Friday, August 17, 2012

Support FATCA: New Intergovernmental Agreement

Taxpayers with foreign accounts will want to take note of an agreement recently developed by the U.S. and several other countries, including France, Germany and the U.K. The "model intergovernmental agreement" is intended to implement FATCA, or the Foreign Account Tax Compliance Act. FATCA requires foreign financial institutions to report to the IRS information on accounts or insurance or annuity contracts with values above set amounts, and that are held by U.S taxpayers, or by foreign entities in which U.S taxpayers hold a substantial ownership interest.
The purpose of FATCA, which was signed into law in 2010, is to reduce the risk that U.S. taxpayers use accounts outside the U.S. to evade taxes. The recent agreement  is an important step to combating tax evasion based on the automatic exchange of information.

For foreign financial institutions, FATCA has presented serious administrative and legal challenges. Among other requirements, it asks them to identify U.S. accounts, and then report to the IRS the account holder's name, address and taxpayer identification number, the account number and balance, and in some cases, gross receipts and withdrawals from the account.As the intergovernmental agreement itself states, "FATCA has raised a number of issues, including that FATCA Partner financial institutions may not be able to comply with certain aspects of FATCA due to domestic legal impediments."

For the moment, two versions of the agreement were released: reciprocal and non-reciprocal. Both establish a framework within which financial institutions can report account information to their own tax authorities, which then will be automatically exchanged under existing bilateral tax treaties or tax information exchange agreements. They also call for the development of a common reporting and exchange model.

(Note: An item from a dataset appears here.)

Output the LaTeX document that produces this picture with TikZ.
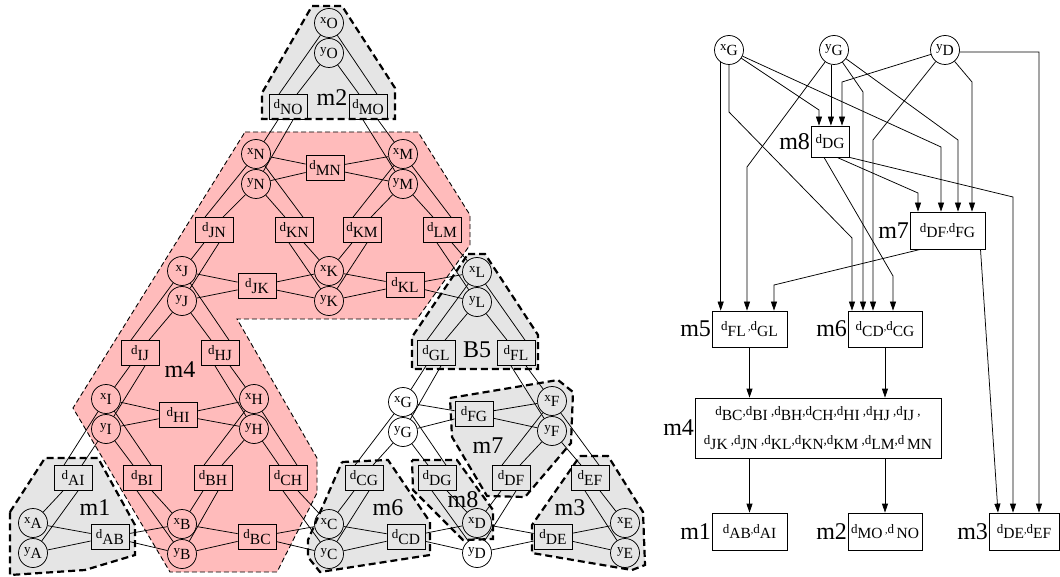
\documentclass[tikz,border=0pt]{standalone}
\usepackage{fontspec}
\setmainfont{Liberation Serif}
\usetikzlibrary{arrows.meta}
\definecolor{grayfill}{RGB}{229,229,229}
\definecolor{pinkfill}{RGB}{255,187,187}
\newcommand\dl[1]{{\fontsize{13}{13}\selectfont d}\raisebox{-5.5pt}{\fontsize{15.5}{15.5}\selectfont #1}}
\newcommand\cl[2]{{\fontsize{13}{13}\selectfont #1}\raisebox{-5.5pt}{\fontsize{15.5}{15.5}\selectfont #2}}
\begin{document}
\begin{tikzpicture}[x=1pt,y=-1pt,
 cir/.style={circle,draw,line width=0.75pt,minimum size=29pt,inner sep=0pt},
 box/.style={rectangle,draw,line width=0.75pt,minimum width=38pt,minimum height=25pt,inner sep=0pt},
 rbox/.style={rectangle,draw,line width=0.75pt,minimum height=37pt,inner sep=0pt},
 edge/.style={line width=0.75pt},
 greg/.style={fill=grayfill,draw=black,line width=2.2pt,dash pattern=on 7pt off 4pt},
 preg/.style={fill=pinkfill,draw=black,line width=0.9pt,dash pattern=on 5pt off 3pt},
 mlab/.style={font=\fontsize{24}{24}\selectfont,inner sep=0.5pt},
 arr/.style={line width=0.75pt,-{Triangle[length=9pt,width=6pt]}}]
\useasboundingbox (0,0) rectangle (1060,577);
% regions
\draw[preg] (245,132) -- (418,132) -- (470,215) -- (470,245) -- (417,319) -- (237,319) -- (317,458) -- (317,493) -- (277,572) -- (170,572) -- (73,408) -- cycle;
\draw[greg] (312,6) -- (342,6) -- (395,88) -- (395,119) -- (262,119) -- (262,93) -- cycle;
\draw[greg] (10,512) -- (45,458) -- (98,458) -- (135,525) -- (135,555) -- (85,570) -- (10,575) -- cycle;
\draw[greg] (342,462) -- (388,460) -- (430,522) -- (430,555) -- (320,572) -- (308,557) -- (308,540) -- cycle;
\draw[greg] (412,460) -- (457,460) -- (493,510) -- (493,539) -- (463,540) -- (413,490) -- cycle;
\draw[greg] (450,398) -- (558,380) -- (573,392) -- (571,443) -- (525,497) -- (487,496) -- (452,437) -- cycle;
\draw[greg] (580,456) -- (608,456) -- (643,512) -- (645,565) -- (632,570) -- (532,553) -- (532,525) -- cycle;
\draw[greg] (468,254) -- (485,254) -- (538,335) -- (538,369) -- (412,369) -- (412,337) -- cycle;
% region labels
\node[mlab] (lm2) at (332,98) {m2};
\node[mlab] (lb5) at (477,350) {B5};
\node[mlab] (lm4) at (180,370) {m4};
\node[mlab] (lm1) at (95,508) {m1};
\node[mlab] (lm7) at (488,446) {m7};
\node[mlab] (lm6) at (388,508) {m6};
\node[mlab] (lm8) at (463,500) {m8};
\node[mlab] (lm3) at (570,508) {m3};
% circles
\foreach \n/\p/\px/\py in {O/O/329/23, N/N/256/154, M/M/403/154, J/J/182/271, K/K/329/271, L/L/477/272,
  I/I/106/399, H/H/254/399, A/A/33/523, B/B/182/524, C/C/329/524, G/G/403/402, F/F/552/401, D/D/477/523, E/E/625/523}{
  \node[cir] (x\n) at (\px,\py) {\cl{x}{\p}};
  \node[cir] (y\n) at (\px,\py+30) {\cl{y}{\p}};
}
% boxes
\foreach \n/\px/\py in {NO/288/107, MO/368/107, MN/325/168, JN/214/230, KN/294/230, KM/362/230, LM/442/230,
  JK/257/286, KL/405/285, GL/436/353, FL/516/353, IJ/140/353, HJ/220/353, HI/178/415,
  AI/73/478, BI/142/478, BH/213/478, CH/288/478, AB/110/537, BC/257/537, CD/406/537, DE/553/537,
  FG/474/414, CG/364/478, DG/437/478, DF/511/478, EF/590/478}{
  \node[box] (d\n) at (\px,\py) {\dl{\n}};
}
% vertical-type edges
\foreach \b/\a/\s/\c in {
dNO/north/-9/xO, dNO/north/9/yO, dNO/south/-10/xN, dNO/south/5/yN,
dMO/north/9/xO, dMO/north/-9/yO, dMO/south/10/xM, dMO/south/-5/yM,
dJN/north/-9/xN, dJN/north/9/yN, dJN/south/-10/xJ, dJN/south/5/yJ,
dKN/north/9/xN, dKN/north/-9/yN, dKN/south/10/xK, dKN/south/-5/yK,
dKM/north/-9/xM, dKM/north/9/yM, dKM/south/-10/xK, dKM/south/5/yK,
dLM/north/9/xM, dLM/north/-9/yM, dLM/south/10/xL, dLM/south/-5/yL,
dGL/north/-9/xL, dGL/north/9/yL, dGL/south/-10/xG, dGL/south/5/yG,
dFL/north/9/xL, dFL/north/-9/yL, dFL/south/10/xF, dFL/south/-5/yF,
dIJ/north/-9/xJ, dIJ/north/9/yJ, dIJ/south/-10/xI, dIJ/south/5/yI,
dHJ/north/9/xJ, dHJ/north/-9/yJ, dHJ/south/10/xH, dHJ/south/-5/yH,
dAI/north/-9/xI, dAI/north/9/yI, dAI/south/-10/xA, dAI/south/5/yA,
dBI/north/9/xI, dBI/north/-9/yI, dBI/south/10/xB, dBI/south/-5/yB,
dBH/north/-9/xH, dBH/north/9/yH, dBH/south/-10/xB, dBH/south/5/yB,
dCH/north/9/xH, dCH/north/-9/yH, dCH/south/10/xC, dCH/south/-5/yC,
dCG/north/-9/xG, dCG/north/9/yG, dCG/south/-10/xC, dCG/south/5/yC,
dDG/north/9/xG, dDG/north/-9/yG, dDG/south/10/xD, dDG/south/-5/yD,
dDF/north/-9/xF, dDF/north/9/yF, dDF/south/-10/xD, dDF/south/5/yD,
dEF/north/9/xF, dEF/north/-9/yF, dEF/south/10/xE, dEF/south/-5/yE}
  \draw[edge] ([xshift=\s pt]\b.\a) -- (\c);
% horizontal-type edges
\foreach \b/\p/\q in {MN/N/M, JK/J/K, KL/K/L, HI/I/H, FG/G/F, AB/A/B, BC/B/C, CD/C/D, DE/D/E}{
  \draw[edge] (d\b) -- (x\p); \draw[edge] (d\b) -- (y\p);
  \draw[edge] (d\b) -- (x\q); \draw[edge] (d\b) -- (y\q);
}
% ---------- right graph ----------
\node[cir] (RxG) at (729,50) {\cl{x}{G}};
\node[cir] (RyG) at (834,50) {\cl{y}{G}};
\node[cir] (RyD) at (945,50) {\cl{y}{D}};
\node[rbox,minimum width=38pt,minimum height=31pt] (RdDG) at (830,141.5) {\dl{DG}};
\node[rbox,minimum width=75pt] (Rm7) at (947.5,230.5) {\dl{DF},\dl{FG}};
\node[rbox,minimum width=75pt,minimum height=36pt] (Rm5) at (749.5,329) {\dl{FL} ,\dl{GL}};
\node[rbox,minimum width=74pt,minimum height=36pt] (Rm6) at (885,329) {\dl{CD},\dl{CG}};
\node[rbox,minimum width=246pt,minimum height=60pt,align=center,font=\fontsize{13}{29}\selectfont] (Rm4) at (818,428)
  {\dl{BC},\dl{BI} ,\dl{BH},\dl{CH},\dl{HI} ,\dl{HJ} ,\dl{IJ} ,\\ \dl{JK} ,\dl{JN} ,\dl{KL},\dl{KN},\dl{KM} ,\dl{LM},\dl{\,MN}};
\node[rbox,minimum width=75pt] (Rm1) at (749.5,531.5) {\dl{AB},\dl{AI}};
\node[rbox,minimum width=74pt] (Rm2) at (885,531.5) {\dl{MO} ,\dl{\,NO}};
\node[rbox,minimum width=70pt] (Rm3) at (1024,531.5) {\dl{DE},\dl{EF}};
\node[mlab,anchor=east] (rl8) at (RdDG.west) {m8};
\node[mlab,anchor=east] (rl7) at (Rm7.west) {m7};
\node[mlab,anchor=east] (rl5) at (Rm5.west) {m5};
\node[mlab,anchor=east] (rl6) at (Rm6.west) {m6};
\node[mlab,anchor=east] (rl4) at (Rm4.west) {m4};
\node[mlab,anchor=east] (rl1) at (Rm1.west) {m1};
\node[mlab,anchor=east] (rl2) at (Rm2.west) {m2};
\node[mlab,anchor=east] (rl3) at (Rm3.west) {m3};
% bend points
\coordinate (b1) at (819,110);
\coordinate (b2) at (842,82);
\coordinate (b3) at (941,147);
\coordinate (b4) at (729,112);
\coordinate (b5) at (852,238);
\coordinate (b6) at (747,167);
\coordinate (b7) at (863,92);
\coordinate (b8) at (958,140);
\coordinate (b9) at (873,140);
\coordinate (b10) at (972,82);
\coordinate (b11) at (1039,52);
\coordinate (b12) at (893,276);
\coordinate (b13) at (918,193);
\coordinate (b14) at (1013,197);
\coordinate (b15) at (774,285);
\coordinate (b16) at (998,300);
% arrows into d_DG
\draw[arr] (RxG) -- (b1) -- (b1 |- RdDG.north);
\draw[arr] (RyG.-102) -- (RyG.-102 |- RdDG.north);
\draw[arr] (RyD) -- (b2) -- (b2 |- RdDG.north);
% arrows into m7
\draw[arr] (RxG) -- (b3) -- (b3 |- Rm7.north);
\draw[arr] (RyG) -- (b8) -- (b8 |- Rm7.north);
\draw[arr] (RyD) -- (b10) -- (b10 |- Rm7.north);
\draw[arr] ([xshift=7pt]RdDG.south) -- (b13) -- (b13 |- Rm7.north);
% arrows into m5
\draw[arr] (RxG.-124) -- (RxG.-124 |- Rm5.north);
\draw[arr] (RyG) -- (b6) -- (b6 |- Rm5.north);
\draw[arr] ([xshift=-27pt]Rm7.south) -- (b15) -- (b15 |- Rm5.north);
% arrows into m6
\draw[arr] (RxG.south) -- (b4) -- (b5) -- (b5 |- Rm6.north);
\draw[arr] (RyG) -- (b7) -- (b7 |- Rm6.north);
\draw[arr] (RyD) -- (b9) -- (b9 |- Rm6.north);
\draw[arr] ([xshift=-6pt]RdDG.south) -- (b12) -- (b12 |- Rm6.north);
% arrows into m3
\draw[arr] (RyD.-8) -- (b11) -- (b11 |- Rm3.north);
\draw[arr] (RdDG.south east) -- (b14) -- (b14 |- Rm3.north);
\draw[arr] ([xshift=33pt]Rm7.south) -- (b16 |- Rm3.north);
% m4 chain
\draw[arr] (Rm5.south) -- (Rm5.south |- Rm4.north);
\draw[arr] (Rm6.south) -- (Rm6.south |- Rm4.north);
\draw[arr] (Rm1.north |- Rm4.south) -- (Rm1.north);
\draw[arr] (Rm2.north |- Rm4.south) -- (Rm2.north);
\end{tikzpicture}
\end{document}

The reciprocal version of the model, as its title suggests, also provides for the United States to exchange the information it currently collects on accounts held in U.S. financial institutions by residents of partner countries. It states the U.S.' commitment to improve transparency and enhance the exchange relationship with its partner countries, by pursuing regulations and supporting legislation that would achieve equivalent levels of reciprocal automatic exchange. This version will be available to some countries with which the U.S. has an income tax treaty or tax information exchange agreement. 

In France, Germany, Italy, Spain,  U.K. and the U.S. released a communique, which endorses the model agreement and calls for bilateral agreements based on the model. It reads, in part, "France, Germany, Italy, Spain, the United Kingdom and the United States will, in close cooperation with other partner countries, the OECD and where appropriate the EU, work towards common reporting and due diligence standards to support a move to a more global system to most effectively combat tax evasion while minimizing compliance burdens."